Information supplied:
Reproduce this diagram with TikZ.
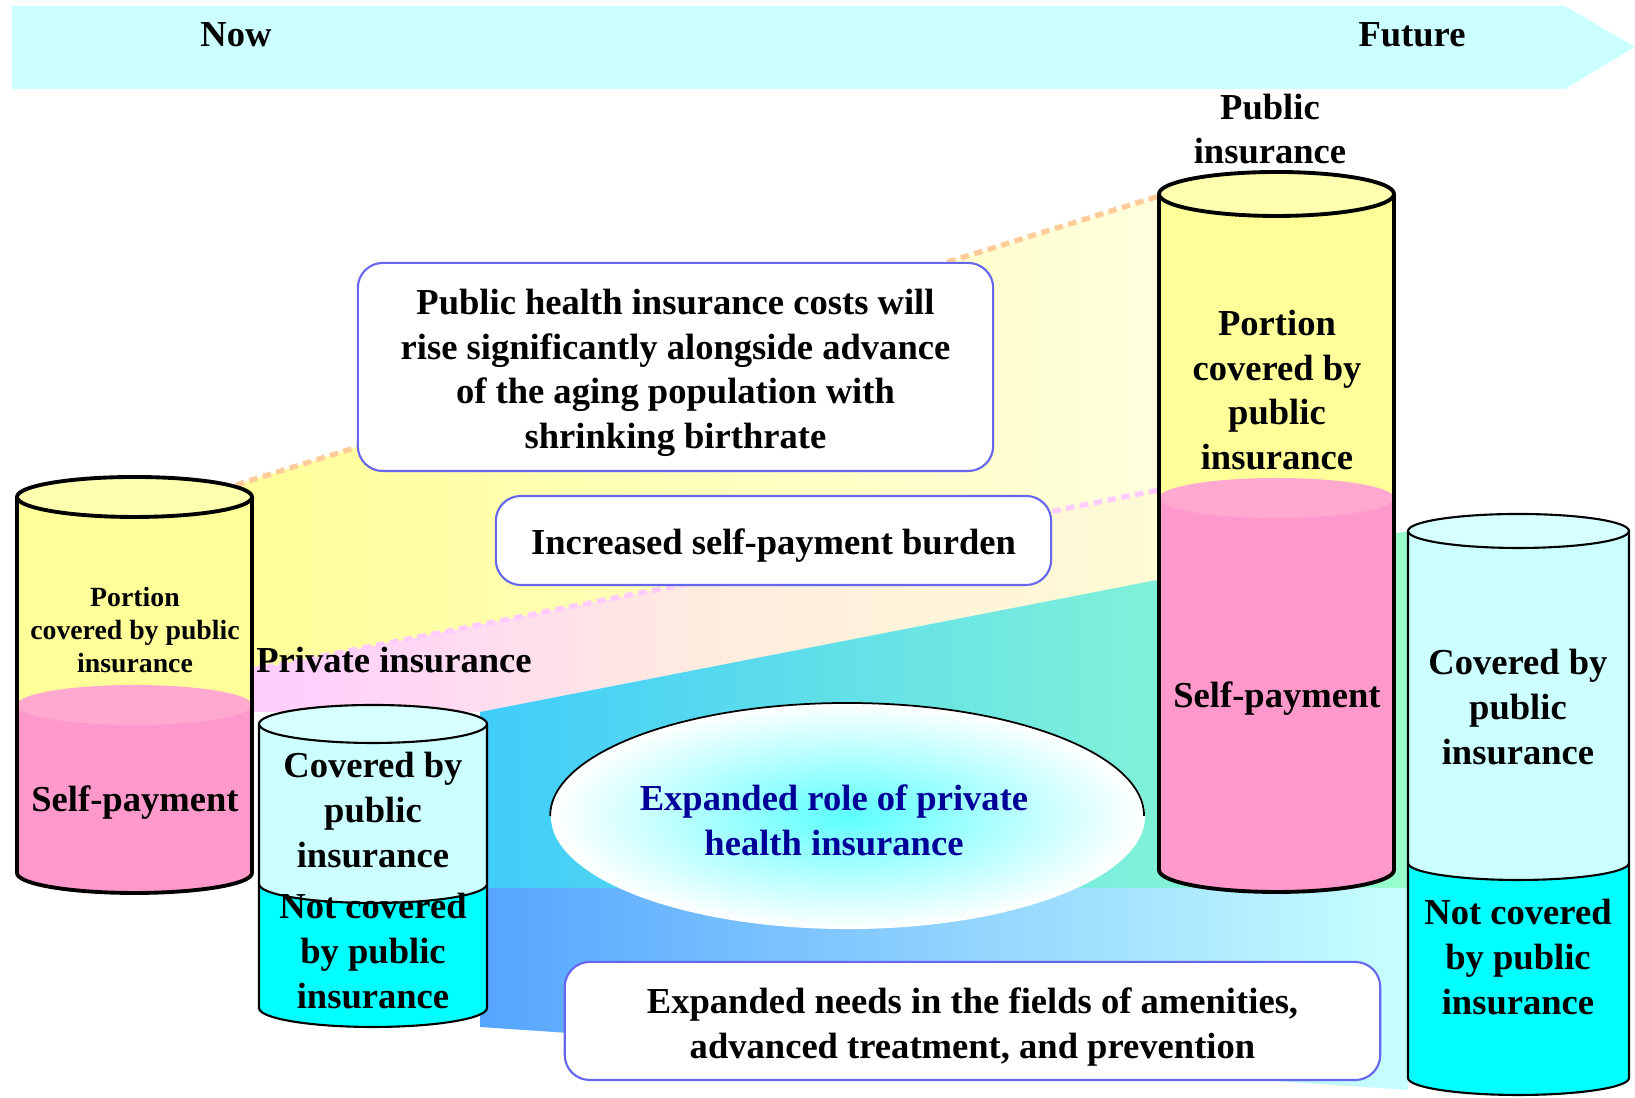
\documentclass[tikz,border=0pt]{standalone}
\usepackage{fontspec}
\setmainfont{Liberation Serif}
\usetikzlibrary{shapes.geometric}
\definecolor{bandcyan}{HTML}{CCFFFF}
\definecolor{pubyellow}{HTML}{FFFF99}
\definecolor{pubyellowlight}{HTML}{FFFFB0}
\definecolor{yellowfade}{HTML}{FFFFDD}
\definecolor{selfpink}{HTML}{FF99CC}
\definecolor{selfpinklight}{HTML}{FFA8D0}
\definecolor{covcyan}{HTML}{CCFFFF}
\definecolor{notcyan}{HTML}{00FFFF}
\definecolor{privpink}{HTML}{FFCCFF}
\definecolor{privpeach}{HTML}{FFECDF}
\definecolor{privcream}{HTML}{FFFBD5}
\definecolor{tealleft}{HTML}{40CCFA}
\definecolor{tealright}{HTML}{99FFCC}
\definecolor{blueleft}{HTML}{55A5FF}
\definecolor{blueright}{HTML}{C8FFFF}
\definecolor{boxblue}{HTML}{6666EE}
\definecolor{rolenavy}{HTML}{000099}
\definecolor{rolecyan}{HTML}{5CFFFF}
\definecolor{dashorange}{HTML}{FFCC99}
\definecolor{dashpink}{HTML}{FFCCFF}

\begin{document}
\begin{tikzpicture}[x=0.01cm, y=0.01cm]
	% Styles
	\tikzstyle{txt} = [font=\fontsize{10.4}{12.7}\selectfont\bfseries, align=center, inner sep=0pt]
	\tikzstyle{smalltxt} = [font=\fontsize{7.9}{9.5}\selectfont\bfseries, align=center, inner sep=0pt]
	\tikzstyle{msgbox} = [rectangle, rounded corners=0.25cm, draw=boxblue, line width=0.6pt, fill=white]
	\tikzstyle{cylthick} = [draw=black, line width=1.1pt]
	\tikzstyle{cylthin} = [draw=black, line width=0.6pt]
	\tikzstyle{trend} = [line width=1.5pt, dash pattern=on 2.4pt off 1.6pt]
	\useasboundingbox (0,0) rectangle (1635,1098);
	% Time band
	\fill[bandcyan] (12,1092) -- (1565,1092) -- (1635,1051) -- (1565,1009) -- (12,1009) -- cycle;
	\node (now) [txt] at (236,1063) {Now};
	\node (future) [txt] at (1412,1063) {Future};
	% Corner points of the cylinders
	\coordinate (nowtop) at (236,613);
	\coordinate (nowself) at (252,428);
	\coordinate (futtop) at (1159,902);
	\coordinate (futself) at (1159,608);
	\coordinate (privtop) at (480,386);
	\coordinate (privsplit) at (480,210);
	\coordinate (privbot) at (480,71);
	\coordinate (futprivtop) at (1408,567);
	\coordinate (futprivsplit) at (1408,210);
	\coordinate (futprivbot) at (1408,8);
	% Bands between now and future
	\shade[left color=pubyellow, right color=yellowfade] (nowtop) -- (futtop) -- (futself) -- (nowself) -- cycle;
	\shade[left color=privpink, right color=privcream, middle color=privpeach] (nowself) -- (futself) -- (1159,518) -- (privtop) -- (252,386) -- cycle;
	\shade[left color=tealleft, right color=tealright] (privtop) -- (futprivtop) -- (futprivsplit) -- (privsplit) -- cycle;
	\shade[left color=blueleft, right color=blueright] (privsplit) -- (futprivsplit) -- (futprivbot) -- (privbot) -- cycle;
	\draw[trend, dashorange] (nowtop) -- (futtop);
	\draw[trend, dashpink] (nowself) -- (futself);
	% Now: public insurance
	\fill[pubyellow] (17,601) rectangle (252,393);
	\fill[selfpink] (17,393) rectangle (252,225);
	\fill[selfpink] (134.5,225) ellipse [x radius=117.5, y radius=20];
	\fill[selfpinklight] (134.5,393) ellipse [x radius=117.5, y radius=20];
	\draw[cylthick, fill=pubyellowlight] (134.5,601) ellipse [x radius=117.5, y radius=20];
	\draw[cylthick] (17,601) -- (17,225) arc [start angle=180, end angle=360, x radius=117.5, y radius=20] -- (252,601);
	\node (nowpub) [smalltxt] at (135,468) {Portion\\covered by public\\insurance};
	\node (nowpay) [txt] at (135,295) {Self-payment};
	% Now: private insurance
	\fill[notcyan] (259,214) rectangle (487,90);
	\fill[notcyan] (373,90) ellipse [x radius=114, y radius=19];
	\fill[covcyan] (259,374) rectangle (487,214);
	\fill[covcyan] (373,214) ellipse [x radius=114, y radius=19];
	\draw[cylthin] (259,214) arc [start angle=180, end angle=360, x radius=114, y radius=19];
	\draw[cylthin, fill=covcyan!80!white] (373,374) ellipse [x radius=114, y radius=19];
	\draw[cylthin] (259,374) -- (259,90) arc [start angle=180, end angle=360, x radius=114, y radius=19] -- (487,374);
	\node (nowcov) [txt] at (373,288) {Covered by\\public\\insurance};
	\node (nownot) [txt] at (373,147) {Not covered\\by public\\insurance};
	\node (privlabel) [txt] at (394,438) {Private insurance};
	% Future: public insurance
	\fill[pubyellow] (1159,904) rectangle (1394,600);
	\fill[selfpink] (1159,600) rectangle (1394,228);
	\fill[selfpink] (1276.5,228) ellipse [x radius=117.5, y radius=22];
	\fill[selfpinklight] (1276.5,600) ellipse [x radius=117.5, y radius=20];
	\draw[cylthick, fill=pubyellowlight] (1276.5,904) ellipse [x radius=117.5, y radius=22];
	\draw[cylthick] (1159,904) -- (1159,228) arc [start angle=180, end angle=360, x radius=117.5, y radius=22] -- (1394,904);
	\node (publabel) [txt] at (1270,969) {Public\\insurance};
	\node (futpub) [txt] at (1277,708) {Portion\\covered by\\public\\insurance};
	\node (futpay) [txt] at (1277,399) {Self-payment};
	% Future: private insurance
	\fill[notcyan] (1408,235) rectangle (1629,20);
	\fill[notcyan] (1518.5,20) ellipse [x radius=110.5, y radius=17];
	\fill[covcyan] (1408,567) rectangle (1629,235);
	\fill[covcyan] (1518.5,235) ellipse [x radius=110.5, y radius=17];
	\draw[cylthin] (1408,235) arc [start angle=180, end angle=360, x radius=110.5, y radius=17];
	\draw[cylthin, fill=covcyan!80!white] (1518.5,567) ellipse [x radius=110.5, y radius=17];
	\draw[cylthin] (1408,567) -- (1408,20) arc [start angle=180, end angle=360, x radius=110.5, y radius=17] -- (1629,567);
	\node (futcov) [txt] at (1518,391) {Covered by\\public\\insurance};
	\node (futnot) [txt] at (1518,141) {Not covered\\by public\\insurance};
	% Messages
	\node (pubcost) [msgbox, minimum width=6.35cm, minimum height=2.08cm] at (675.5,731) {};
	\node (pubcosttext) [txt] at ([yshift=-0.06cm]pubcost.center) {Public health insurance costs will\\rise significantly alongside advance\\of the aging population with\\shrinking birthrate};
	\node (burden) [msgbox, minimum width=5.55cm, minimum height=0.89cm] at (773.5,557.5) {};
	\node (burdentext) [txt] at ([yshift=-0.055cm]burden.center) {Increased self-payment burden};
	\node (needs) [msgbox, minimum width=8.15cm, minimum height=1.18cm] at (972.5,77) {};
	\node (needstext) [txt] at ([yshift=-0.06cm]needs.center) {Expanded needs in the fields of amenities,\\advanced treatment, and prevention};
	\node (role) [ellipse, minimum width=5.94cm, minimum height=2.26cm, shading=radial, inner color=rolecyan, outer color=white] at (848,282) {};
	\draw[line width=0.5pt] (role.west) arc [start angle=180, end angle=0, x radius=297, y radius=113];
	\node (roletext) [txt, text=rolenavy] at (834,277.5) {Expanded role of private\\health insurance};
\end{tikzpicture}
\end{document}
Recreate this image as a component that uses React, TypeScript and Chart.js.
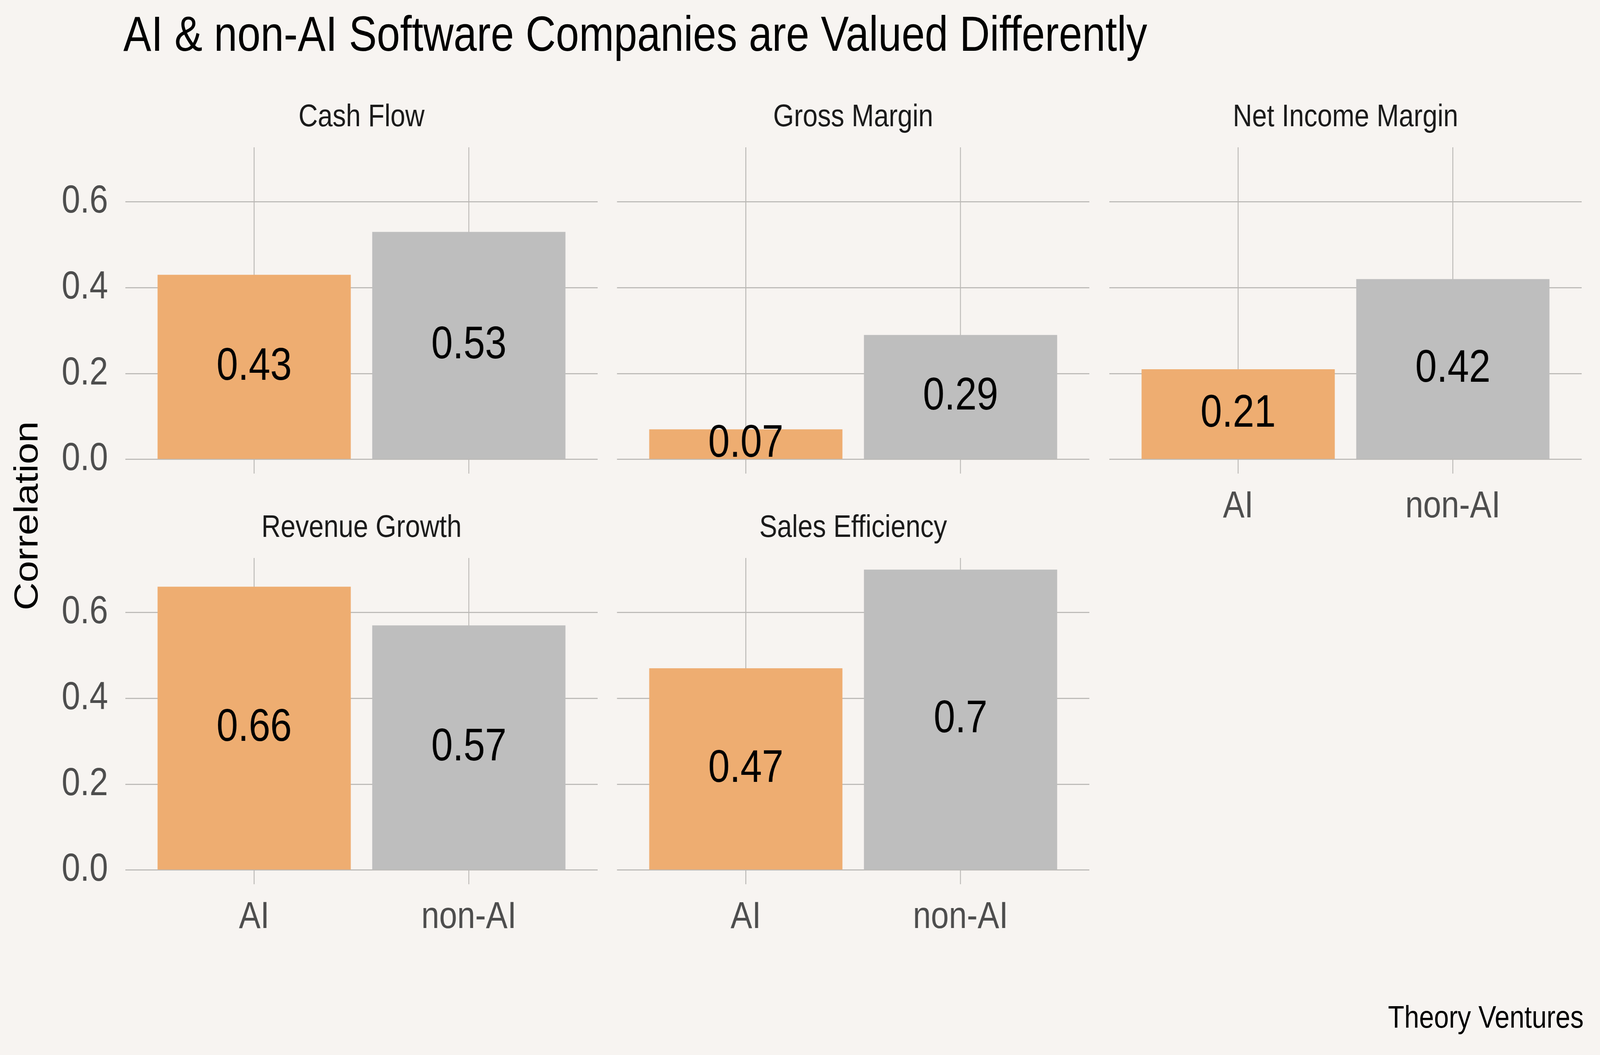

Goal: Repeat everything in the records precisely. Images are excluded from the copy.

Reply:
Reproduce this diagram with TikZ.
\documentclass[tikz,border=0pt]{standalone}
\usepackage{fontspec}
\setmainfont{Liberation Serif}
\usetikzlibrary{shapes.geometric}
\definecolor{bandcyan}{HTML}{CCFFFF}
\definecolor{pubyellow}{HTML}{FFFF99}
\definecolor{pubyellowlight}{HTML}{FFFFB0}
\definecolor{yellowfade}{HTML}{FFFFDD}
\definecolor{selfpink}{HTML}{FF99CC}
\definecolor{selfpinklight}{HTML}{FFA8D0}
\definecolor{covcyan}{HTML}{CCFFFF}
\definecolor{notcyan}{HTML}{00FFFF}
\definecolor{privpink}{HTML}{FFCCFF}
\definecolor{privpeach}{HTML}{FFECDF}
\definecolor{privcream}{HTML}{FFFBD5}
\definecolor{tealleft}{HTML}{40CCFA}
\definecolor{tealright}{HTML}{99FFCC}
\definecolor{blueleft}{HTML}{55A5FF}
\definecolor{blueright}{HTML}{C8FFFF}
\definecolor{boxblue}{HTML}{6666EE}
\definecolor{rolenavy}{HTML}{000099}
\definecolor{rolecyan}{HTML}{5CFFFF}
\definecolor{dashorange}{HTML}{FFCC99}
\definecolor{dashpink}{HTML}{FFCCFF}

\begin{document}
\begin{tikzpicture}[x=0.01cm, y=0.01cm]
	% Styles
	\tikzstyle{txt} = [font=\fontsize{10.4}{12.7}\selectfont\bfseries, align=center, inner sep=0pt]
	\tikzstyle{smalltxt} = [font=\fontsize{7.9}{9.5}\selectfont\bfseries, align=center, inner sep=0pt]
	\tikzstyle{msgbox} = [rectangle, rounded corners=0.25cm, draw=boxblue, line width=0.6pt, fill=white]
	\tikzstyle{cylthick} = [draw=black, line width=1.1pt]
	\tikzstyle{cylthin} = [draw=black, line width=0.6pt]
	\tikzstyle{trend} = [line width=1.5pt, dash pattern=on 2.4pt off 1.6pt]
	\useasboundingbox (0,0) rectangle (1635,1098);
	% Time band
	\fill[bandcyan] (12,1092) -- (1565,1092) -- (1635,1051) -- (1565,1009) -- (12,1009) -- cycle;
	\node (now) [txt] at (236,1063) {Now};
	\node (future) [txt] at (1412,1063) {Future};
	% Corner points of the cylinders
	\coordinate (nowtop) at (236,613);
	\coordinate (nowself) at (252,428);
	\coordinate (futtop) at (1159,902);
	\coordinate (futself) at (1159,608);
	\coordinate (privtop) at (480,386);
	\coordinate (privsplit) at (480,210);
	\coordinate (privbot) at (480,71);
	\coordinate (futprivtop) at (1408,567);
	\coordinate (futprivsplit) at (1408,210);
	\coordinate (futprivbot) at (1408,8);
	% Bands between now and future
	\shade[left color=pubyellow, right color=yellowfade] (nowtop) -- (futtop) -- (futself) -- (nowself) -- cycle;
	\shade[left color=privpink, right color=privcream, middle color=privpeach] (nowself) -- (futself) -- (1159,518) -- (privtop) -- (252,386) -- cycle;
	\shade[left color=tealleft, right color=tealright] (privtop) -- (futprivtop) -- (futprivsplit) -- (privsplit) -- cycle;
	\shade[left color=blueleft, right color=blueright] (privsplit) -- (futprivsplit) -- (futprivbot) -- (privbot) -- cycle;
	\draw[trend, dashorange] (nowtop) -- (futtop);
	\draw[trend, dashpink] (nowself) -- (futself);
	% Now: public insurance
	\fill[pubyellow] (17,601) rectangle (252,393);
	\fill[selfpink] (17,393) rectangle (252,225);
	\fill[selfpink] (134.5,225) ellipse [x radius=117.5, y radius=20];
	\fill[selfpinklight] (134.5,393) ellipse [x radius=117.5, y radius=20];
	\draw[cylthick, fill=pubyellowlight] (134.5,601) ellipse [x radius=117.5, y radius=20];
	\draw[cylthick] (17,601) -- (17,225) arc [start angle=180, end angle=360, x radius=117.5, y radius=20] -- (252,601);
	\node (nowpub) [smalltxt] at (135,468) {Portion\\covered by public\\insurance};
	\node (nowpay) [txt] at (135,295) {Self-payment};
	% Now: private insurance
	\fill[notcyan] (259,214) rectangle (487,90);
	\fill[notcyan] (373,90) ellipse [x radius=114, y radius=19];
	\fill[covcyan] (259,374) rectangle (487,214);
	\fill[covcyan] (373,214) ellipse [x radius=114, y radius=19];
	\draw[cylthin] (259,214) arc [start angle=180, end angle=360, x radius=114, y radius=19];
	\draw[cylthin, fill=covcyan!80!white] (373,374) ellipse [x radius=114, y radius=19];
	\draw[cylthin] (259,374) -- (259,90) arc [start angle=180, end angle=360, x radius=114, y radius=19] -- (487,374);
	\node (nowcov) [txt] at (373,288) {Covered by\\public\\insurance};
	\node (nownot) [txt] at (373,147) {Not covered\\by public\\insurance};
	\node (privlabel) [txt] at (394,438) {Private insurance};
	% Future: public insurance
	\fill[pubyellow] (1159,904) rectangle (1394,600);
	\fill[selfpink] (1159,600) rectangle (1394,228);
	\fill[selfpink] (1276.5,228) ellipse [x radius=117.5, y radius=22];
	\fill[selfpinklight] (1276.5,600) ellipse [x radius=117.5, y radius=20];
	\draw[cylthick, fill=pubyellowlight] (1276.5,904) ellipse [x radius=117.5, y radius=22];
	\draw[cylthick] (1159,904) -- (1159,228) arc [start angle=180, end angle=360, x radius=117.5, y radius=22] -- (1394,904);
	\node (publabel) [txt] at (1270,969) {Public\\insurance};
	\node (futpub) [txt] at (1277,708) {Portion\\covered by\\public\\insurance};
	\node (futpay) [txt] at (1277,399) {Self-payment};
	% Future: private insurance
	\fill[notcyan] (1408,235) rectangle (1629,20);
	\fill[notcyan] (1518.5,20) ellipse [x radius=110.5, y radius=17];
	\fill[covcyan] (1408,567) rectangle (1629,235);
	\fill[covcyan] (1518.5,235) ellipse [x radius=110.5, y radius=17];
	\draw[cylthin] (1408,235) arc [start angle=180, end angle=360, x radius=110.5, y radius=17];
	\draw[cylthin, fill=covcyan!80!white] (1518.5,567) ellipse [x radius=110.5, y radius=17];
	\draw[cylthin] (1408,567) -- (1408,20) arc [start angle=180, end angle=360, x radius=110.5, y radius=17] -- (1629,567);
	\node (futcov) [txt] at (1518,391) {Covered by\\public\\insurance};
	\node (futnot) [txt] at (1518,141) {Not covered\\by public\\insurance};
	% Messages
	\node (pubcost) [msgbox, minimum width=6.35cm, minimum height=2.08cm] at (675.5,731) {};
	\node (pubcosttext) [txt] at ([yshift=-0.06cm]pubcost.center) {Public health insurance costs will\\rise significantly alongside advance\\of the aging population with\\shrinking birthrate};
	\node (burden) [msgbox, minimum width=5.55cm, minimum height=0.89cm] at (773.5,557.5) {};
	\node (burdentext) [txt] at ([yshift=-0.055cm]burden.center) {Increased self-payment burden};
	\node (needs) [msgbox, minimum width=8.15cm, minimum height=1.18cm] at (972.5,77) {};
	\node (needstext) [txt] at ([yshift=-0.06cm]needs.center) {Expanded needs in the fields of amenities,\\advanced treatment, and prevention};
	\node (role) [ellipse, minimum width=5.94cm, minimum height=2.26cm, shading=radial, inner color=rolecyan, outer color=white] at (848,282) {};
	\draw[line width=0.5pt] (role.west) arc [start angle=180, end angle=0, x radius=297, y radius=113];
	\node (roletext) [txt, text=rolenavy] at (834,277.5) {Expanded role of private\\health insurance};
\end{tikzpicture}
\end{document}
Recreate this image as a component that uses React, TypeScript and Chart.js.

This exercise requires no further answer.